The Subversive John Altoon

June 10, 2014

“OMG, it looks so 1960s!” That has been the response of any number of people when they first see John Altoon’s Untitled (Paris: Dior Evenings), c. 1962–63, currently on view in a retrospective of the artist’s work at LACMA. I think that reaction is based on the bouffant hairdo worn by the sole woman in the image, a coiffure that is so reminiscent of Jackie Kennedy and 60s haute chic. Even the woman's right eyebrow is arched uncannily like Jackie's. And of course the square-jawed man whose tie she is straightening is similarly cut out of the John F. Kennedy mold.

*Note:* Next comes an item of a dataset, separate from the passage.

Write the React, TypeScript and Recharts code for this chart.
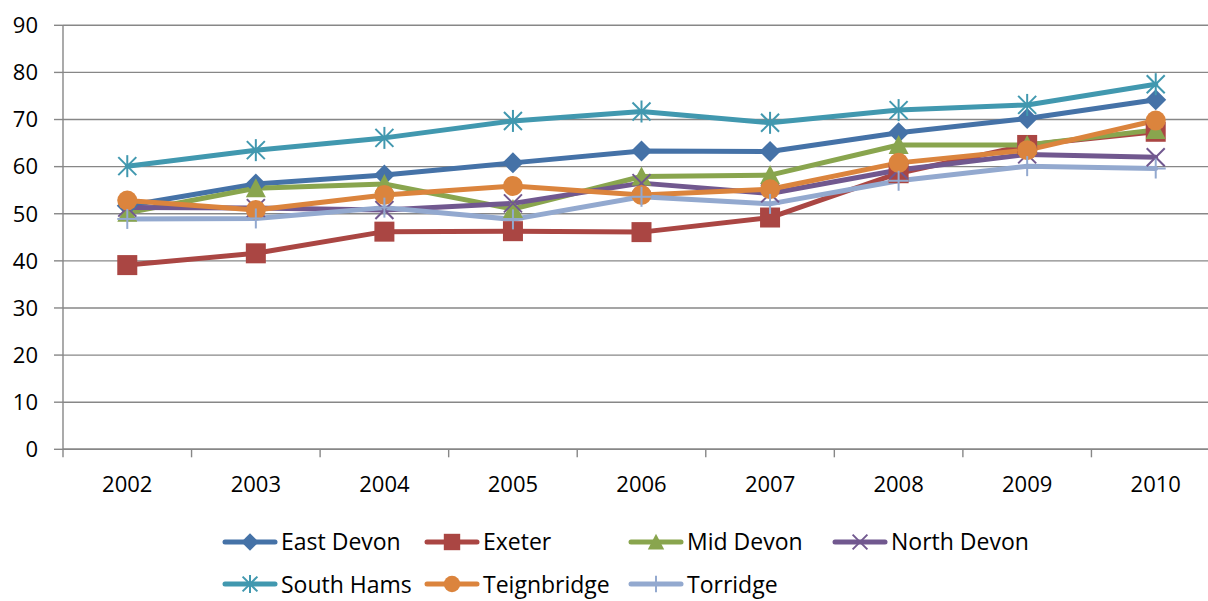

John Altoon, Untitled (Paris: Dior Evenings), c. 1962–63, private collection, courtesy Fred Hoffman Fine Art John Altoon, Untitled (Paris: Dior Evenings), c. 1962–63, private collection, courtesy Fred Hoffman Fine Art

jk

John Altoon, Untitled (Paris: Dior Evenings), c. 1962–63, private collection, courtesy Fred Hoffman Fine Art John Altoon, Untitled (Paris: Dior Evenings) (detail), c. 1962–63, private collection, courtesy Fred Hoffman Fine Art

It is revealing to look at this image in the context of the early 1960s, a moment just before the explosion of the women’s movement. This was the decade in which Betty Friedan published The Feminine Mystique in 1963, the Civil Rights Acts of 1964 prohibited discrimination based on gender (among other things), and the National Organization for Women (NOW) was founded in 1966. The Los Angeles art scene in the 1960s was dominated by artists and gallery owners who were mostly men. The renowned Ferus Gallery, where Altoon’s work was seen in 15 shows (including five solo exhibitions) from the gallery’s opening in March 1957 through June 1963, was known to have a male-centric roster.

Altoon himself is often considered one of the “Ferus Gallery Studs,” a term borrowed from the title of an exhibition at the Ferus Gallery that featured an all-male group of artists (the sexist overtones of that moniker are not coincidental). Billy Al Bengston, an artist who was featured in the four-man show and who coined its title, later explained, “Two-by-fours are called studs, and there were four us in the studs show. We were holding the gallery together as far as I could see, so we were the studs. I have nothing against creating a little bit of drama if there’s nothing going on.” Despite all this evidence that points to Altoon’s alleged chauvinism, Untitled, like a good many of the artist’s other works, is hardly a statement about male dominance.

The drawing, which stylistically reflects Altoon’s training as a commercial artist (he was also trained as a fine artist), is a hallucinatory vision of a Dior fashion show, depicting three well-, if half-dressed men: one wears epaulets, one a suit jacket and tie, and one (who may be Christian Dior himself with his thick neck, distinctive nose, and receding hairline) a beaded cutaway.

John Altoon, Untitled (Paris: Dior Evenings), c. 1962–63, private collection, courtesy Fred Hoffman Fine Art John Altoon, Untitled (Paris: Dior Evenings) (detail), c. 1962–63, private collection, courtesy Fred Hoffman Fine Art

There is also the one woman in the drawing, completely naked save for high heels, hardly the typical haute couture runway model. The relationships between all these figures are unclear. Is the central male accosting the woman, whose eyebrows may be arched in surprise, or is she the vixen and he the victim? The inscription on the drawing, “Paris: Dior Evenings—Sleeved, Straight, Covered,” can be read as a pun on various levels, for none of the figures is fully covered, and “sleeved” and “straight” can both be understood to have sexual connotations. The men are not wearing “sleeves” (condoms), and Dior was known to be gay (not “straight”).

The longer inscription across the top of the drawing refers to the “deliciously spooked-up ambiance of the Musée Grévin,” a waxwork museum in Paris with scenes depicting both French history and contemporary life. Like the figures seen in wax museums, those presented in Altoon’s drawing create a disjunctive jumble of characters who, based on their (demi) attire, belong to varied worlds. Although any given figure in the Musée Grévin is readily identifiable, the connections among those wax personae—who range from 18th-century French royalty to Hollywood celebrities—are usually nonexistent, as with the figures in Altoon’s drawing. Untitled (Paris: Dior Evenings) thus seems both essentially of the early 1960s and strangely outside of time.